Cf. J. MacCaffrey: The Black Book of Limerick. Introduction, chs. 5 and 7.
[222] The History of Ireland, by Geoffrey Keating (ed. P. S. Dinneen). Vol. III., p. 298.
[223] Ware, op. cit., p. 505.
CHAPTER VIII.
LITERARY INFLUENCE: THE SAGAS OF ICELAND AND IRELAND.
I.
The most interesting branch of early Norse literature is the saga or prose story. Of these there are many varieties but the most distinctive are the following: (1) the Íslendinga Sögur, or stories relating to prominent Icelanders, (2) Konunga Sögur, or stories of Kings, chiefly of Norway; (3) Fornaldar Sögur, or stories about early times. All these are essentially Icelandic in origin; sagas having their origin in Norway are by no means unknown, but they are, as a rule, translated or derived from French and other foreign sources.[224] In their present form the sagas relating to the history of Iceland date for the most part from the thirteenth century, though some of them were probably committed to writing in the latter part of the twelfth.
The earliest Icelandic document of which we have any record is the original text of the Laws, said to have been written in the year 1181. Ari’s Íslendinga-Bók, containing a short account of the settlement of Iceland with notices of the more important events, and accounts of the succession of lawmen and bishops, was written a few years later, though the form in which it has come down to us is that of an abbreviated text written about the year 1130. This work, the foundation of all subsequent historical writing in Iceland, contains some short notices, which apparently had been handed down by tradition, but these stories, usually known as sagas, would seem to have been written down somewhat later. Indeed until the close of the twelfth century the language employed for historical writings in Iceland, as elsewhere, was for the most part Latin.
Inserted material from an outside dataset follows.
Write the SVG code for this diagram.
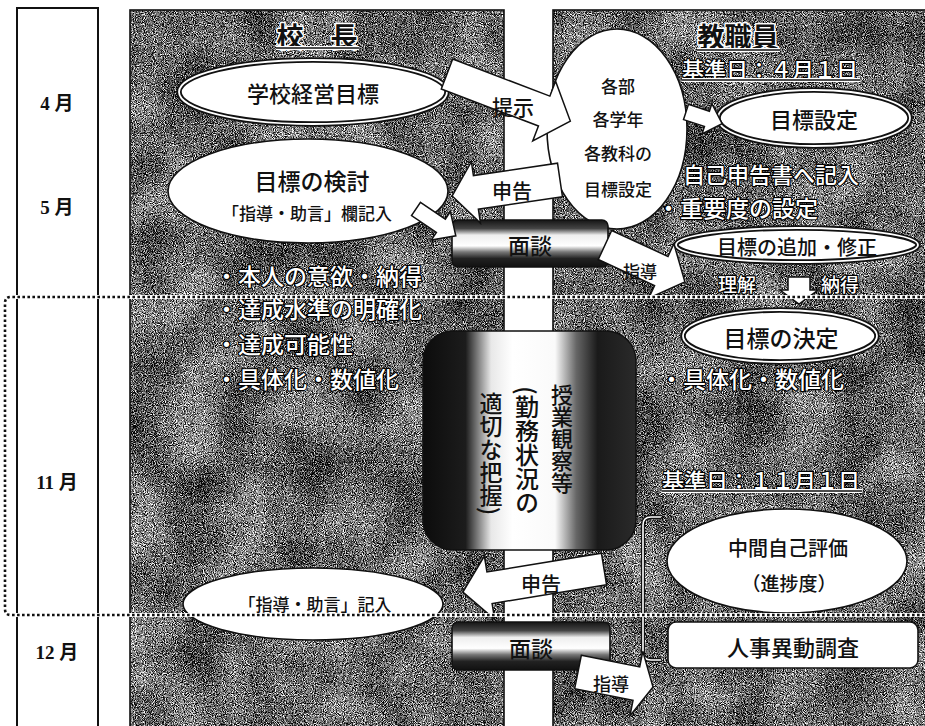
<svg xmlns="http://www.w3.org/2000/svg" width="925" height="726" viewBox="0 0 925 726">
<defs>
<style>
text{font-family:"Noto Sans CJK JP","Noto Sans CJK SC",sans-serif;}
.t{fill:#111;text-anchor:middle;dominant-baseline:central;font-weight:500}
.ol{fill:#fff;stroke:#000;stroke-width:2.4;paint-order:stroke;stroke-linejoin:round;dominant-baseline:central;font-weight:500}
.hd{fill:#111;stroke:#fff;stroke-width:3;paint-order:stroke;stroke-linejoin:round;text-anchor:middle;dominant-baseline:central;font-weight:700}
.m{font-family:"Liberation Serif","Noto Sans CJK JP",serif;font-weight:700;font-size:19px;fill:#111;text-anchor:middle;dominant-baseline:central}
.arr{fill:#fff;stroke:#111;stroke-width:1.5;stroke-linejoin:miter}
.e1{fill:#fff;stroke:#111;stroke-width:1.6}
.e2o{fill:#fff;stroke:#111;stroke-width:5.5}
.e2i{fill:none;stroke:#fff;stroke-width:1.8}
.pan{stroke:#111;stroke-width:1.6;fill:none}
.vt{writing-mode:vertical-rl;fill:#111;font-weight:500}
.ulw{stroke:#fff;stroke-width:4}
.ulb{stroke:#111;stroke-width:1.5}
.dotw{fill:none;stroke:#fff;stroke-width:4}
.dotb{fill:none;stroke:#111;stroke-width:2.6;stroke-dasharray:2.6 2.4}
.men{fill:url(#cyl);stroke:#111;stroke-width:1.6}
</style>
<filter id="grain" x="0" y="0" width="1" height="1" color-interpolation-filters="sRGB">
<feTurbulence type="fractalNoise" baseFrequency="1.1" numOctaves="1" seed="4" result="n1"/>
<feColorMatrix in="n1" type="matrix" values="1 0 0 0 0 1 0 0 0 0 1 0 0 0 0 0 0 0 0 1" result="g1"/>
<feTurbulence type="fractalNoise" baseFrequency="0.018" numOctaves="2" seed="9" result="n2"/>
<feColorMatrix in="n2" type="matrix" values="1 0 0 0 0 1 0 0 0 0 1 0 0 0 0 0 0 0 0 1" result="g2"/>
<feComposite in="g1" in2="g2" operator="arithmetic" k1="0" k2="2.6" k3="0.6" k4="-1.2"/>
</filter>
<linearGradient id="cyl" x1="0" y1="0" x2="0" y2="1">
<stop offset="0" stop-color="#151515"/>
<stop offset="0.18" stop-color="#444"/>
<stop offset="0.32" stop-color="#eee"/>
<stop offset="0.55" stop-color="#fff"/>
<stop offset="0.68" stop-color="#777"/>
<stop offset="0.82" stop-color="#222"/>
<stop offset="1" stop-color="#111"/>
</linearGradient>
<linearGradient id="obs" x1="0" y1="0" x2="1" y2="0">
<stop offset="0" stop-color="#0c0c0c"/>
<stop offset="0.2" stop-color="#1c1c1c"/>
<stop offset="0.32" stop-color="#e8e8e8"/>
<stop offset="0.42" stop-color="#fff"/>
<stop offset="0.62" stop-color="#fafafa"/>
<stop offset="0.72" stop-color="#666"/>
<stop offset="0.82" stop-color="#1a1a1a"/>
<stop offset="1" stop-color="#2a2a2a"/>
</linearGradient>
</defs>

<rect x="0" y="0" width="925" height="726" fill="#fff"/>

<g id="month-column">
<path d="M17,740 V8 H98 V740" fill="none" stroke="#111" stroke-width="2"/>
<text class="m" x="57" y="103">4 月</text>
<text class="m" x="57" y="207">5 月</text>
<text class="m" x="57" y="482">11 月</text>
<text class="m" x="57" y="652">12 月</text>
</g>

<g id="panel-principal">
<rect x="130" y="10" width="374" height="730" filter="url(#grain)"/>
<rect class="pan" x="130" y="10" width="374" height="730"/>
<text class="hd" x="317" y="35" font-size="27">校　長</text>
<line class="ulw" x1="276" y1="48" x2="359" y2="48"/>
<line class="ulb" x1="276" y1="48" x2="359" y2="48"/>
<text class="ol" x="215" y="275" font-size="23">・本人の意欲・納得</text>
<text class="ol" x="215" y="308" font-size="23">・達成水準の明確化</text>
<text class="ol" x="215" y="343" font-size="23">・達成可能性</text>
<text class="ol" x="215" y="378" font-size="23">・具体化・数値化</text>
</g>

<g id="panel-staff">
<rect x="553" y="10" width="380" height="730" filter="url(#grain)"/>
<rect class="pan" x="553" y="10" width="380" height="730"/>
<text class="hd" x="738" y="35" font-size="27">教職員</text>
<line class="ulw" x1="697" y1="50" x2="780" y2="50"/>
<line class="ulb" x1="697" y1="50" x2="780" y2="50"/>
<text class="ol" x="682" y="68" font-size="22">基準日：４月１日</text>
<line class="ulw" x1="682" y1="80" x2="860" y2="80"/>
<line class="ulb" x1="682" y1="80" x2="860" y2="80"/>
<text class="ol" x="683" y="173" font-size="22">自己申告書へ記入</text>
<text class="ol" x="657" y="207" font-size="23">・重要度の設定</text>
<text class="ol" x="737" y="283" font-size="19" text-anchor="middle">理解</text>
<text class="ol" x="840" y="283" font-size="19" text-anchor="middle">納得</text>
<text class="ol" x="660" y="378" font-size="23">・具体化・数値化</text>
<text class="ol" x="662" y="479" font-size="22">基準日：１１月１日</text>
<line class="ulw" x1="662" y1="491" x2="862" y2="491"/>
<line class="ulb" x1="662" y1="491" x2="862" y2="491"/>
<path d="M661,517 H651 Q643,517 643,525 V652 Q643,660 651,660 H661" fill="none" stroke="#111" stroke-width="4"/>
<path d="M661,517 H651 Q643,517 643,525 V652 Q643,660 651,660 H661" fill="none" stroke="#fff" stroke-width="1.6"/>
</g>

<g id="node-school-goal">
<ellipse class="e2o" cx="313" cy="92" rx="134" ry="32"/>
<ellipse class="e2i" cx="313" cy="92" rx="134" ry="32"/>
<text class="t" x="313" y="92" font-size="22">学校経営目標</text>
</g>

<g id="node-goal-review">
<ellipse class="e1" cx="308" cy="191" rx="140" ry="52"/>
<text class="t" x="312" y="180" font-size="23">目標の検討</text>
<text class="t" x="307" y="212" font-size="17">「指導・助言」欄記入</text>
</g>

<g id="node-dept-goal">
<ellipse class="e1" cx="617" cy="129" rx="70" ry="100"/>
<text class="t" x="618" y="85" font-size="17">各部</text>
<text class="t" x="618" y="118" font-size="17">各学年</text>
<text class="t" x="618" y="152" font-size="17">各教科の</text>
<text class="t" x="618" y="188" font-size="17">目標設定</text>
</g>

<g id="node-goal-setting">
<ellipse class="e2o" cx="814" cy="118" rx="96" ry="28"/>
<ellipse class="e2i" cx="814" cy="118" rx="96" ry="28"/>
<text class="t" x="814" y="118" font-size="22">目標設定</text>
</g>

<g id="node-goal-revise">
<ellipse class="e2o" cx="797" cy="245" rx="121" ry="17"/>
<ellipse class="e2i" cx="797" cy="245" rx="121" ry="17"/>
<text class="t" x="797" y="246" font-size="20">目標の追加・修正</text>
</g>

<g id="node-goal-decide">
<ellipse class="e2o" cx="780" cy="336" rx="97" ry="26"/>
<ellipse class="e2i" cx="780" cy="336" rx="97" ry="26"/>
<text class="t" x="781" y="337" font-size="23">目標の決定</text>
</g>

<g id="node-observation">
<rect x="423" y="331" width="213" height="219" rx="30" fill="url(#obs)" stroke="#111" stroke-width="1.5"/>
<text class="vt" x="562" y="384" font-size="22">授業観察等</text>
<text class="vt" x="527" y="386" font-size="24">(勤務状況の</text>
<text class="vt" x="491" y="392" font-size="23">適切な把握)</text>
</g>

<g id="node-interview-1">
<rect class="men" x="452" y="220" width="156" height="47" rx="6"/>
<text class="t" x="530" y="244" font-size="22" font-weight="700">面談</text>
</g>

<g id="node-midterm">
<ellipse class="e1" cx="787" cy="561" rx="120" ry="52" stroke-width="2.4"/>
<text class="t" x="788" y="547" font-size="20">中間自己評価</text>
<text class="t" x="789" y="582" font-size="19">（進捗度）</text>
</g>

<g id="node-advice">
<ellipse class="e1" cx="313" cy="604" rx="130" ry="36"/>
<text class="t" x="315" y="603" font-size="17">「指導・助言」記入</text>
</g>

<g id="node-interview-2">
<rect class="men" x="452" y="622" width="158" height="48" rx="6"/>
<text class="t" x="531" y="647" font-size="22" font-weight="700">面談</text>
</g>

<g id="node-transfer">
<rect x="668" y="622" width="250" height="46" rx="8" fill="#fff" stroke="#111" stroke-width="1.6"/>
<text class="t" x="793" y="646" font-size="22">人事異動調査</text>
</g>

<g id="connectors">
<path class="arr" transform="translate(447,74) rotate(20.9)" d="M0,-16 L104,-16 L104,-32 L132,0 L104,32 L104,16 L0,16 Z"/>
<path class="arr" transform="translate(686,112) rotate(18)" d="M0,-8 L22,-8 L22,-16 L38,0 L22,16 L22,8 L0,8 Z"/>
<path class="arr" transform="translate(560,180) rotate(171.6)" d="M0,-17 L85,-17 L85,-31 L109,0 L85,31 L85,17 L0,17 Z"/>
<path class="arr" transform="translate(416,209) rotate(34)" d="M0,-8 L30,-8 L30,-17 L48,0 L30,17 L30,8 L0,8 Z"/>
<path class="arr" transform="translate(605,245) rotate(24.8)" d="M0,-16 L62,-16 L62,-30 L88,0 L62,30 L62,16 L0,16 Z"/>
<path class="arr" d="M788,277 H810 V290 H818 L799,304 L780,290 H788 Z"/>
<path class="arr" transform="translate(604,569) rotate(170.7)" d="M0,-16 L116,-16 L116,-32 L143,0 L116,32 L116,16 L0,16 Z"/>
<path class="arr" transform="translate(578,672) rotate(11.3)" d="M0,-17 L59.5,-17 L59.5,-33 L76.5,0 L59.5,33 L59.5,17 L0,17 Z"/>
<text class="t" x="513" y="106" font-size="21">提示</text>
<text class="t" x="512" y="190" font-size="20">申告</text>
<text class="t" x="640" y="270" font-size="17">指導</text>
<text class="t" x="541" y="583" font-size="20">申告</text>
<text class="t" x="611" y="683" font-size="18">指導</text>
</g>

<g id="period-frame">
<path class="dotw" d="M925,297 H11 Q5,297 5,303 V609 Q5,615 11,615 H925"/>
<path class="dotb" d="M925,297 H11 Q5,297 5,303 V609 Q5,615 11,615 H925"/>
</g>
</svg>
Though the writing of the sagas did not begin until the latter part of the twelfth century, sagas in some form or other must have been in existence much earlier, carried on from generation to generation by oral tradition. This faculty of reciting sagas was a special characteristic of the Icelanders, by whom it was carefully cultivated. In the preface to his Historia Danica Saxo acknowledges his indebtedness to the “men of Thule,” who “account it a delight to learn and to consign to remembrance the history of all nations, deeming it as great a glory to set forth the excellence of others as to display their own. Their stores, which are stocked with attestations of historical events, I have examined somewhat closely and have woven together no small portion of the present work by following their narrative.”[225]